Chicago Tribune – Letters – April 15, 2018
Profiles in congressional cowardice
Morton H. Kaplan, professor emeritus, Columbia College, Chicago
John F. Kennedy wrote a book called “Profiles in Courage,” a story about eight senators who were the personification of integrity and heroic behavior, the likes of Sens. Daniel Webster, Robert Taft and John Quincy Adams. They stood for principles, risking their futures.
Where are such men today among the Republicans in the Senate or the House of Representatives? Oh, sure, there are Sen. Jeff Flake of Arizona and Sen. Bob Corker of Tennessee.
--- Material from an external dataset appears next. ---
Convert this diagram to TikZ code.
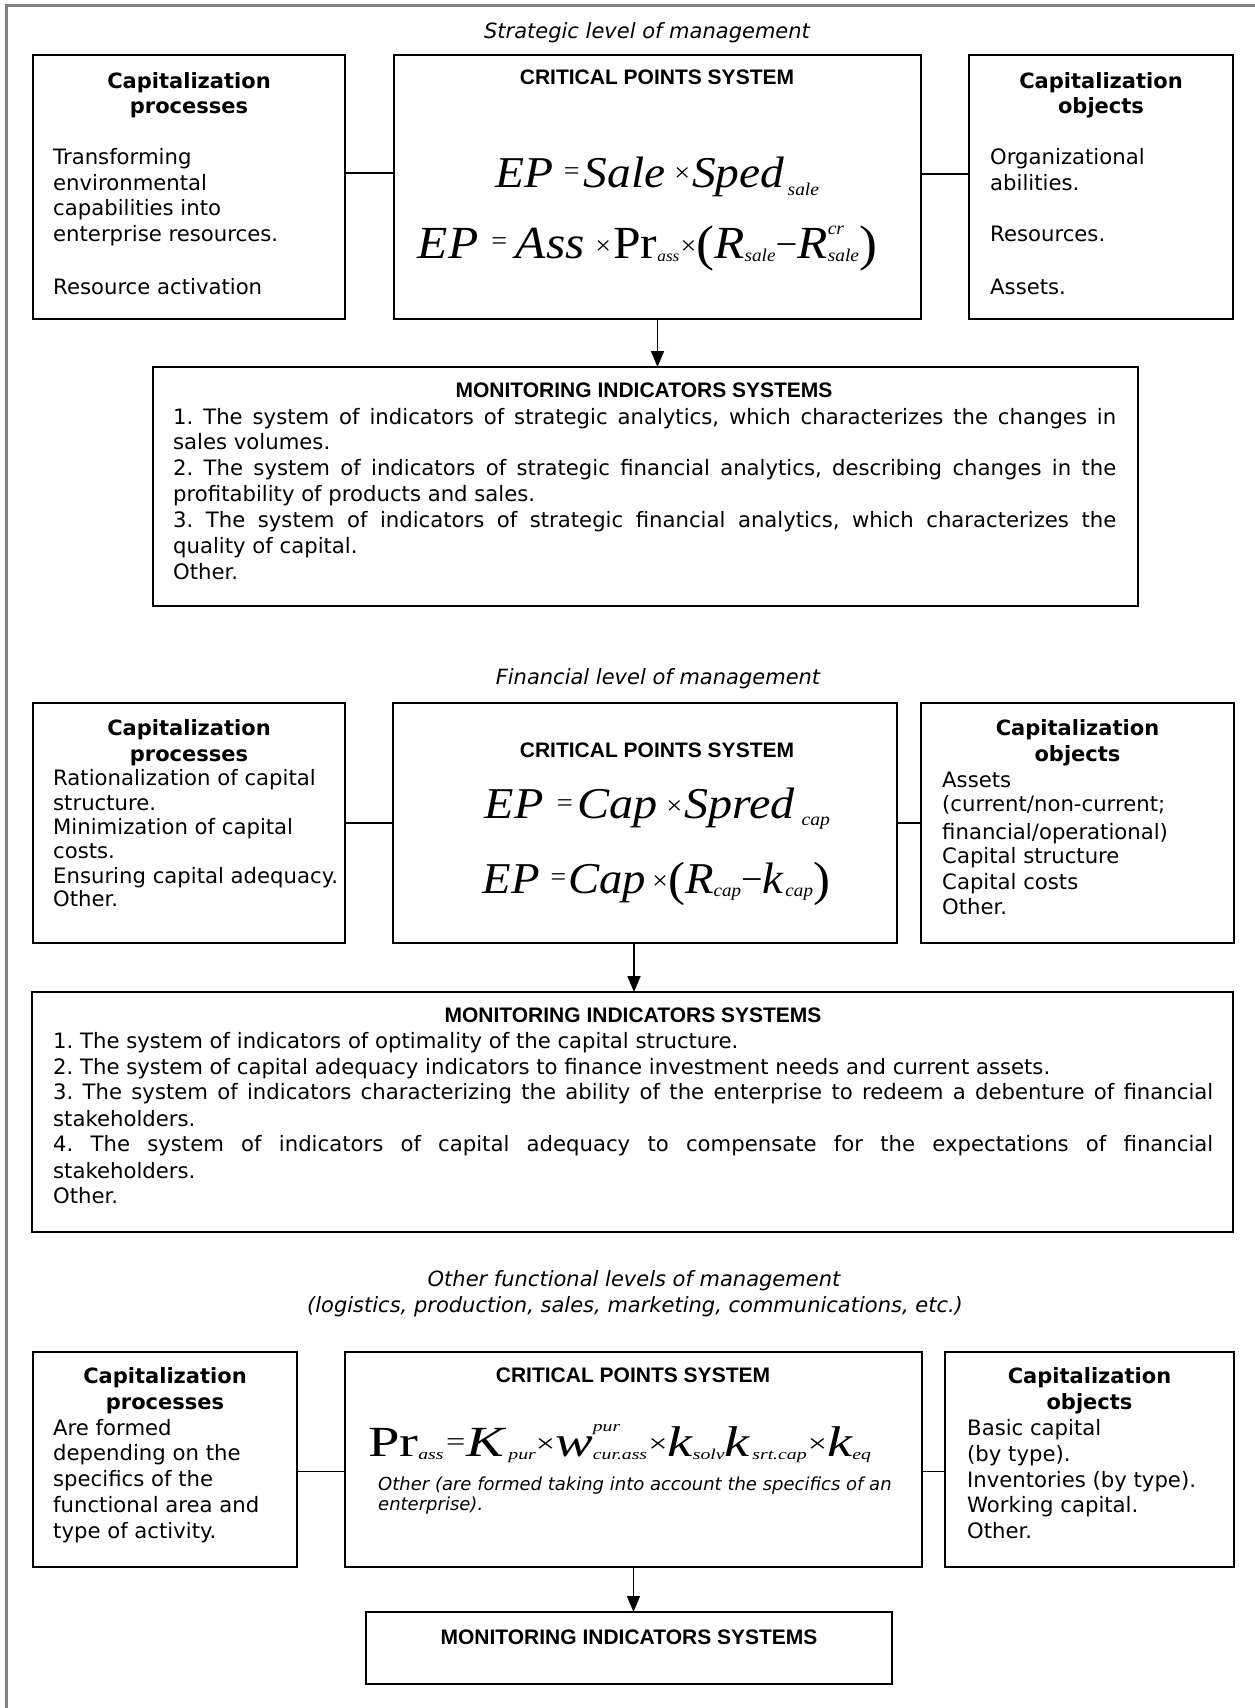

Neither is running for re-election.
Sens. John McCain and Lindsey Graham and Ben Sasse have stuck a few oppositional toes in tepid waters. Not exactly an all-out attack to stop President Donald Trump, even though most senators dislike everything about the president and most of what he stands for. But the senators have built personal moats so that nobody can cross them and thereby ensure they will retain their seats. The easiest way for them to do that is to support the president and avoid his rancor, which would bring threats of primaries against them and launch his 40 percent to dislodge them — not to mention being tagged with scurrilous nicknames.
And what of the pied pipers who lead the House and Senate? Senate Majority Leader Mitch McConnell is of the never-say-a-bad-word school. And House Speaker Paul Ryan should have followed his original instincts to not take the job instead of showing the spinelessness that has destroyed his career.
Isn’t it time that these so-called representatives of the people who have gone into hiding acknowledge that the emperor has no clothes? Who’s going to go first?